Dollar-Cost Averaging in U.S. Index ETFs: The Path to Steady Success

 

Dollar-cost averaging (DCA) is an investment strategy that involves investing a fixed amount of money at regular intervals. This method helps reduce market volatility risks and aims for long-term wealth accumulation. Among the top choices for DCA in the U.S. market are ETFs such as SPY, VOO, and QQQ. This article explores the advantages of dollar-cost averaging in these ETFs and why they are excellent options for long-term investors.

1. What Are SPY, VOO, and QQQ?

Before diving into the benefits of investing in these ETFs, let's briefly understand what they are.

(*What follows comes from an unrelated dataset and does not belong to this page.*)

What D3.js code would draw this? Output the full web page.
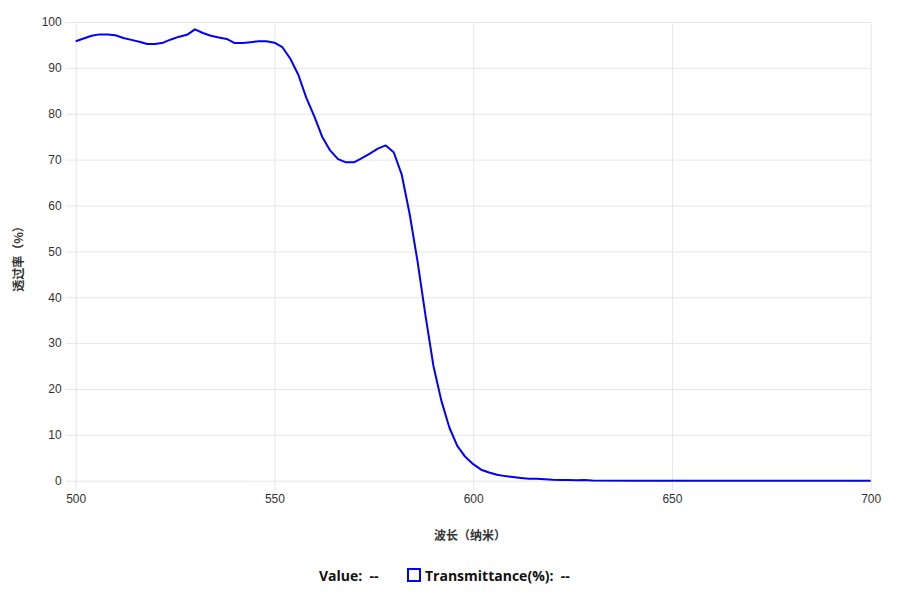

SPY (SPDR S&P 500 ETF Trust)

SPY tracks the S&P 500 Index, representing 500 of the largest U.S. companies. It is one of the oldest ETFs with high liquidity, making it a popular choice among investors.

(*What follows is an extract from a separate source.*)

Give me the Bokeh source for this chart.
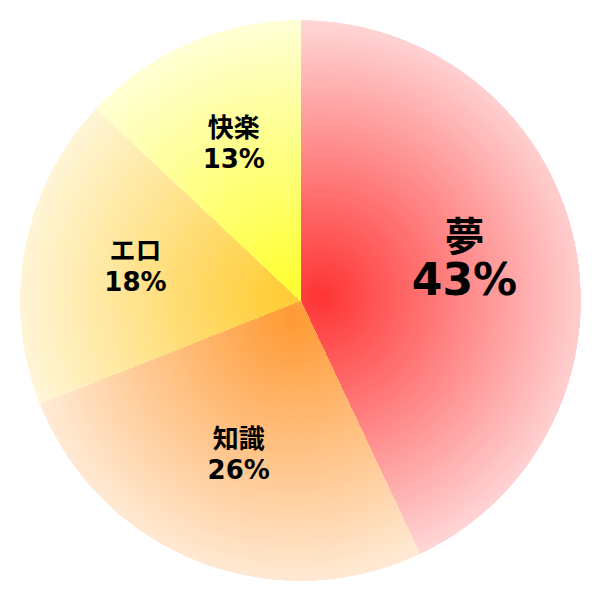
import numpy as np
from bokeh.plotting import figure
from bokeh.models import Range1d, ColumnDataSource
from bokeh.core.properties import value
from bokeh.embed import file_html
from bokeh.resources import INLINE

# ---- data ----
labels = ["夢", "知識", "エロ", "快楽"]
percents = [43, 26, 18, 13]
pct_labels = ["43%", "26%", "18%", "13%"]
center_colors = ["#ff3333", "#ff9933", "#ffcc33", "#ffff33"]
edge_colors = ["#ffd8d8", "#ffeedd", "#fff8e0", "#ffffe0"]

# ---- style ----
R = 280.0
FOCAL_OFFSET = 20.0
GRAD_R = 280.0
N_LEVELS = 90
N_ANG = 540
LABEL_R = 0.6 * R
name_sizes = ["40px", "26px", "26px", "26px"]
pct_sizes = ["44px", "26px", "26px", "26px"]
name_dy = [-27, -18, -18, -18]
pct_dy = [16, 13, 13, 13]
FONT = "DejaVu Sans, Noto Sans CJK JP"


def hex2rgb(h):
    h = h.lstrip("#")
    return np.array([int(h[i:i + 2], 16) for i in (0, 2, 4)], dtype=float)


def rgb2hex(c):
    c = np.clip(np.round(c), 0, 255).astype(int)
    return "#%02x%02x%02x" % tuple(c)


p = figure(width=584, height=584, output_backend="svg", toolbar_location=None,
           x_range=Range1d(-300, 284), y_range=Range1d(-284, 300),
           min_border=0)
p.axis.visible = False
p.grid.visible = False
p.outline_line_color = None
p.background_fill_color = "white"
p.border_fill_color = "white"

xs, ys, cols = [], [], []
cum = 0.0
mids = []
for i, pc in enumerate(percents):
    a0 = np.deg2rad(90.0 - 3.6 * cum)
    a1 = np.deg2rad(90.0 - 3.6 * (cum + pc))
    cum += pc
    mid = 0.5 * (a0 + a1)
    mids.append(mid)
    F = FOCAL_OFFSET * np.array([np.cos(mid), np.sin(mid)])
    e0 = np.array([np.cos(a0), np.sin(a0)])
    e1 = np.array([np.cos(a1), np.sin(a1)])
    n0 = np.array([e0[1], -e0[0]])
    n1 = np.array([-e1[1], e1[0]])
    th = list(np.linspace(-np.pi, np.pi, N_ANG, endpoint=False))
    for q in (np.zeros(2), R * e0, R * e1):
        d = q - F
        th.append(np.arctan2(d[1], d[0]))
    th = np.sort(np.array(th))
    u = np.stack([np.cos(th), np.sin(th)], axis=1)
    b = u @ F
    s_circ = -b + np.sqrt(b * b - (F @ F - R * R))
    r = s_circ.copy()
    for n in (n0, n1):
        nu = u @ n
        nF = n @ F
        with np.errstate(divide="ignore", invalid="ignore"):
            s = np.where(nu < -1e-12, -nF / nu, np.inf)
        r = np.minimum(r, s)
    c0 = hex2rgb(center_colors[i])
    c1 = hex2rgb(edge_colors[i])
    xs.append(F[0] + r * u[:, 0])
    ys.append(F[1] + r * u[:, 1])
    cols.append(edge_colors[i])
    for k in range(N_LEVELS):
        t = 1.0 - k / N_LEVELS
        rt = np.minimum(r, t * GRAD_R)
        xs.append(F[0] + rt * u[:, 0])
        ys.append(F[1] + rt * u[:, 1])
        cols.append(rgb2hex(c0 + (c1 - c0) * t))

p.patches(xs=xs, ys=ys, fill_color=cols, line_color=None)

mids = np.array(mids)
src = ColumnDataSource(dict(
    x=LABEL_R * np.cos(mids), y=LABEL_R * np.sin(mids),
    name=labels, pct=pct_labels,
    nsize=name_sizes, psize=pct_sizes, ndy=name_dy, pdy=pct_dy,
))
p.text(x="x", y="y", text="name", source=src, text_font=value(FONT),
       text_font_size="nsize", text_font_style="bold", text_align="center",
       text_baseline="middle", y_offset="ndy", text_color="black")
p.text(x="x", y="y", text="pct", source=src, text_font=value(FONT),
       text_font_size="psize", text_font_style="bold", text_align="center",
       text_baseline="middle", y_offset="pdy", text_color="black")

open("out.html", "w").write(file_html(p, INLINE))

VOO (Vanguard S&P 500 ETF)

VOO also tracks the S&P 500, similar to SPY, but it has a lower expense ratio, making it a cost-effective option for long-term investors.

QQQ (Invesco QQQ ETF)

QQQ tracks the NASDAQ 100 Index, which consists mainly of technology-driven companies such as Apple, Microsoft, and Google. This ETF is suitable for investors seeking growth potential in the tech sector.

These ETFs represent the U.S. market and are closely linked to the global economy, making them promising long-term investments.

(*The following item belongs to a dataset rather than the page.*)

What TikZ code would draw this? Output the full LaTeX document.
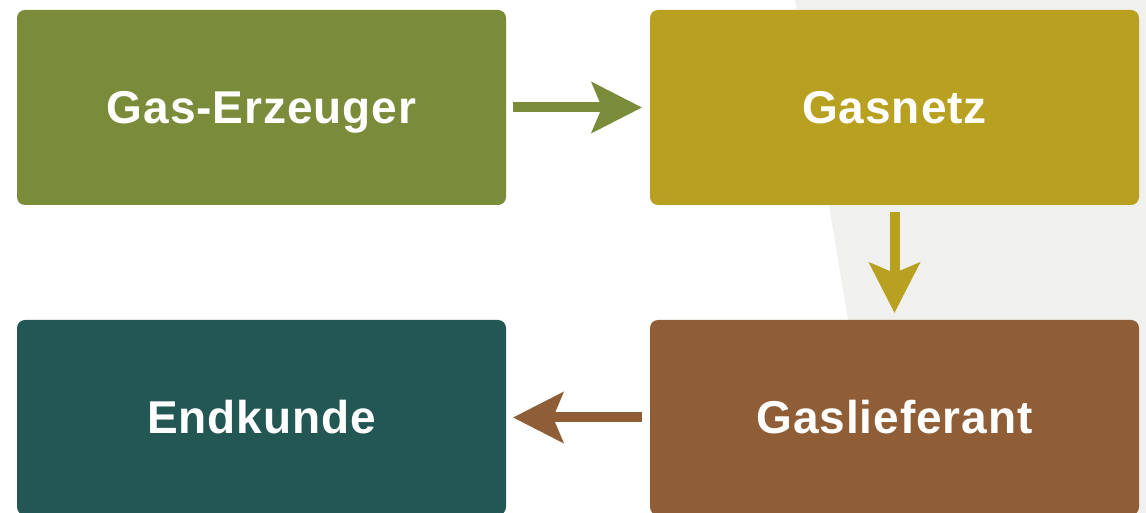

2. Key Advantages of Dollar-Cost Averaging (DCA)

2.1. Lowering the Average Purchase Price

Dollar-cost averaging ensures that investors buy more shares when prices are low and fewer when prices are high, thus reducing the average purchase price over time. This strategy helps mitigate market fluctuations and stabilizes long-term returns.

For example, SPY and VOO, while relatively stable, still experience ups and downs in the market. Investing a fixed amount monthly removes the need to time the market precisely.

2.2. Reducing Psychological Stress

Trying to time the market often leads to emotional decision-making, which can hurt investment performance. With DCA, investments occur automatically at regular intervals, reducing the psychological burden of making market predictions. This allows investors to stay focused on long-term growth rather than short-term volatility.

2.3. Maximizing the Power of Compounding

Many ETFs, including SPY and VOO, distribute dividends that can be reinvested, accelerating portfolio growth through the power of compounding. While QQQ offers lower dividend yields, its strong growth potential makes it an attractive option for long-term wealth accumulation.

3. The Unique Advantages of SPY, VOO, and QQQ

3.1. SPY and VOO: Stability and Popularity

Since both SPY and VOO track the S&P 500, they reflect the overall performance of the U.S. economy. Historically, the S&P 500 has delivered annual returns of 7–10%, making it a reliable investment for long-term growth.

  • SPY: Offers high liquidity, making it ideal for traders and short-term investors.
  • VOO: Has a lower expense ratio, making it a better choice for long-term, cost-conscious investors.

3.2. QQQ: Growth Potential in Technology Stocks

QQQ tracks the NASDAQ 100, focusing on high-growth tech companies. These firms lead global innovation and have significant growth potential.

  • Provides exposure to leading technology firms like Apple, Microsoft, and Google.
  • While more volatile, it has historically delivered higher long-term returns compared to the S&P 500.

4. Practical Benefits of Dollar-Cost Averaging

4.1. Risk Management Through Time Diversification

DCA naturally absorbs market fluctuations. For instance, investors who consistently bought SPY during the 2008 financial crisis saw their investments triple in value over the next decade. This highlights how long-term DCA helps investors buy more shares during downturns and benefit from recovery phases.

4.2. Long-Term Wealth Accumulation

Investing in ETFs like SPY, VOO, and QQQ aligns with the long-term growth of the U.S. stock market. Historically, investors who held S&P 500-linked ETFs for over 20 years have rarely experienced negative returns.

4.3. Accessibility for Small Investors

One of the major advantages of DCA is that it allows investors to start with small amounts. Since SPY, VOO, and QQQ allow fractional share purchases, even a modest monthly investment can lead to significant growth over time.

5. Tips for Success with Dollar-Cost Averaging

  • Maintain a Long-Term Perspective: The longer you invest, the more you benefit from compounding and market growth.
  • Automate Investments: Setting up automatic purchases ensures consistency and removes the temptation to time the market.
  • Diversify Your Portfolio: A combination of SPY, VOO, and QQQ can balance stability and growth potential.
  • Trust the Market: Avoid panic-selling during downturns and focus on the long-term trajectory of the market.

Conclusion: Consistency is the Key to Success

Dollar-cost averaging into SPY, VOO, and QQQ is a highly effective long-term investment strategy. These ETFs offer market diversification, reduced volatility, and stable returns. By leveraging compounding, time diversification, and reduced psychological stress, investors can achieve their wealth-building goals with confidence.